* [Information provided]
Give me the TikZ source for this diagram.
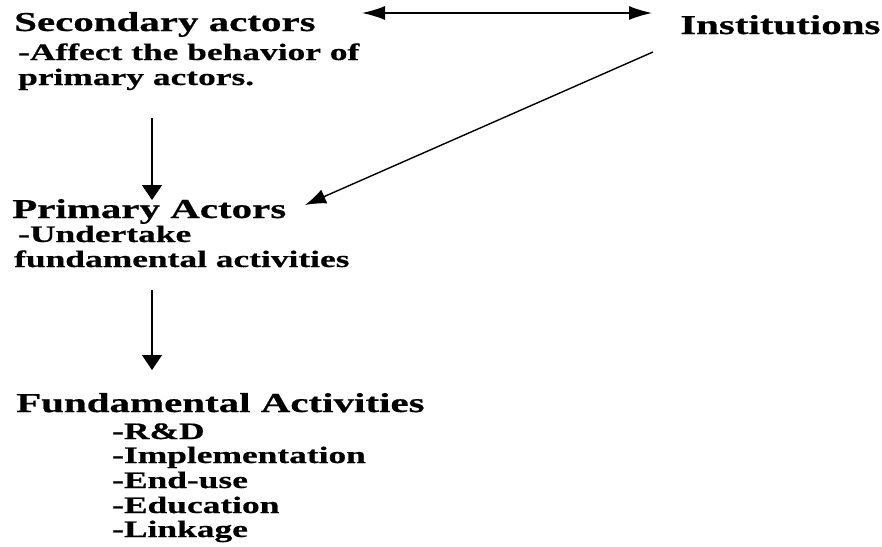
\documentclass[tikz,border=0pt]{standalone}
\usepackage{fontspec}
\setmainfont{Liberation Serif}[FakeStretch=1.5,FakeBold=0.6]
\usetikzlibrary{arrows.meta}
\begin{document}
\begin{tikzpicture}[x=1pt,y=-1pt,
  head/.style={font=\bfseries\fontsize{27.3}{30}\selectfont, anchor=base west, inner sep=0pt},
  sub/.style={font=\bfseries\fontsize{23.6}{26}\selectfont, anchor=base west, inner sep=0pt},
  arr/.style={line width=1.4pt, -{Triangle[length=15pt,width=20pt]}},
  darr/.style={line width=1.4pt, {Latex[length=23pt,width=14pt]}-{Latex[length=23pt,width=14pt]}},
  diag/.style={line width=1.4pt, -{Latex[length=21pt,width=15pt]}}]
\useasboundingbox (0,0) rectangle (882,546);
% texts
\node[head] (sec) at (14,31) {Secondary actors};
\node[sub] (sec1) at (18,60) {-Affect the behavior of};
\node[sub] (sec2) at (18,85) {primary actors.};
\node[head] (inst) at (680,34) {Institutions};
\node[head] (pri) at (12,218) {Primary Actors};
\node[sub] (pri1) at (18,242) {-Undertake};
\node[sub] (pri2) at (14,267) {fundamental activities};
\node[head] (fa) at (16,412) {Fundamental Activities};
\node[sub] (fa1) at (112,439) {-R\&D};
\node[sub] (fa2) at (112,463) {-Implementation};
\node[sub] (fa3) at (112,488) {-End-use};
\node[sub] (fa4) at (112,513) {-Education};
\node[sub] (fa5) at (112,537) {-Linkage};
% connector ends
\coordinate (secR) at (362,13);
\coordinate (instL) at (652,13);
\coordinate (instB) at (653,52);
\coordinate (priT) at (305,205);
\coordinate (secB) at (152,118);
\coordinate (priA) at (152,200);
\coordinate (priB) at (152,290);
\coordinate (faT) at (152,370);
% connectors
\draw[darr] (secR) -- (instL);
\draw[diag] (instB) -- (priT);
\draw[arr] (secB) -- (priA);
\draw[arr] (priB) -- (faT);
\end{tikzpicture}
\end{document}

* [What to work on]
Reproduce every line above as written, skipping pictures.

* [Written answer]
Give me the TikZ source for this diagram.
\documentclass[tikz,border=0pt]{standalone}
\usepackage{fontspec}
\setmainfont{Liberation Serif}[FakeStretch=1.5,FakeBold=0.6]
\usetikzlibrary{arrows.meta}
\begin{document}
\begin{tikzpicture}[x=1pt,y=-1pt,
  head/.style={font=\bfseries\fontsize{27.3}{30}\selectfont, anchor=base west, inner sep=0pt},
  sub/.style={font=\bfseries\fontsize{23.6}{26}\selectfont, anchor=base west, inner sep=0pt},
  arr/.style={line width=1.4pt, -{Triangle[length=15pt,width=20pt]}},
  darr/.style={line width=1.4pt, {Latex[length=23pt,width=14pt]}-{Latex[length=23pt,width=14pt]}},
  diag/.style={line width=1.4pt, -{Latex[length=21pt,width=15pt]}}]
\useasboundingbox (0,0) rectangle (882,546);
% texts
\node[head] (sec) at (14,31) {Secondary actors};
\node[sub] (sec1) at (18,60) {-Affect the behavior of};
\node[sub] (sec2) at (18,85) {primary actors.};
\node[head] (inst) at (680,34) {Institutions};
\node[head] (pri) at (12,218) {Primary Actors};
\node[sub] (pri1) at (18,242) {-Undertake};
\node[sub] (pri2) at (14,267) {fundamental activities};
\node[head] (fa) at (16,412) {Fundamental Activities};
\node[sub] (fa1) at (112,439) {-R\&D};
\node[sub] (fa2) at (112,463) {-Implementation};
\node[sub] (fa3) at (112,488) {-End-use};
\node[sub] (fa4) at (112,513) {-Education};
\node[sub] (fa5) at (112,537) {-Linkage};
% connector ends
\coordinate (secR) at (362,13);
\coordinate (instL) at (652,13);
\coordinate (instB) at (653,52);
\coordinate (priT) at (305,205);
\coordinate (secB) at (152,118);
\coordinate (priA) at (152,200);
\coordinate (priB) at (152,290);
\coordinate (faT) at (152,370);
% connectors
\draw[darr] (secR) -- (instL);
\draw[diag] (instB) -- (priT);
\draw[arr] (secB) -- (priA);
\draw[arr] (priB) -- (faT);
\end{tikzpicture}
\end{document}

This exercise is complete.